Consumer groups in Kafka allow horizontal scaling while maintaining ordering within partitions:

from kafka import KafkaConsumer, KafkaProducer
from kafka.admin import KafkaAdminClient, NewTopic
import json

# Producer with partitioning
producer = KafkaProducer(
    bootstrap_servers=['localhost:9092'],
    value_serializer=lambda v: json.dumps(v).encode('utf-8'),
    key_serializer=lambda k: k.encode('utf-8') if k else None
)

# Partition by user_id to maintain per-user ordering
def publish_event(user_id: str, event: dict):
    producer.send(
        'user_events',
        key=user_id,  # Messages with same key go to same partition
        value=event
    )

# Consumer group configuration
consumer = KafkaConsumer(
    'user_events',
    bootstrap_servers=['localhost:9092'],
    group_id='event_processors',  # Consumers in same group share partitions
    auto_offset_reset='earliest',
    enable_auto_commit=False,
    value_deserializer=lambda m: json.loads(m.decode('utf-8'))
)

# Process messages
for message in consumer:
    try:
        process_event(message.value)
        consumer.commit()
    except Exception as e:
        handle_error(message, e)

Backpressure prevents queue overflow by slowing producers when consumers can’t keep up. Implement it by monitoring queue depth and rejecting or delaying publishes when thresholds are exceeded.

Monitoring and Observability

You can’t manage what you can’t measure. Track these metrics:

Queue depth: Messages waiting to be processed. Sustained growth indicates consumers can’t keep up.
Consumer lag: For Kafka, the offset difference between latest message and consumer position.
Throughput: Messages processed per second. Track separately for producers and consumers.
Processing latency: Time from message publish to acknowledgment.
Error rate: Failed processing attempts and DLQ routing frequency.

Set alerts for queue depth exceeding thresholds, consumer lag growing over time, and error rates spiking. A healthy queue should have stable, low depth with consumers keeping pace with producers.

Choosing the Right Tool

RabbitMQ: Feature-rich, supports complex routing patterns, excellent for traditional message queuing. Choose when you need flexible routing, priority queues, or request/reply patterns.

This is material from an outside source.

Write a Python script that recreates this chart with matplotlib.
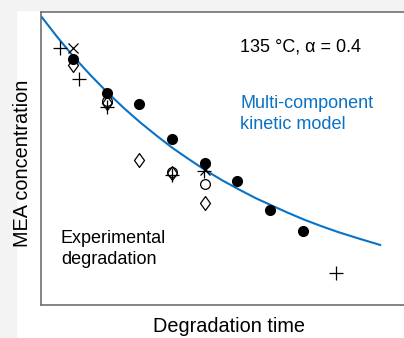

Apache Kafka: Distributed log with high throughput and durability. Choose when you need event streaming, replay capability, or massive scale. Overkill for simple task queues.

Amazon SQS: Managed, serverless, integrates with AWS ecosystem. Choose when you want zero operational overhead and are already on AWS.

Redis Streams: Lightweight, fast, good for simpler use cases. Choose when you’re already using Redis and need basic streaming without another dependency.

Start with the simplest tool that meets your requirements. You can always migrate to something more sophisticated when you hit its limits—and you might never hit them.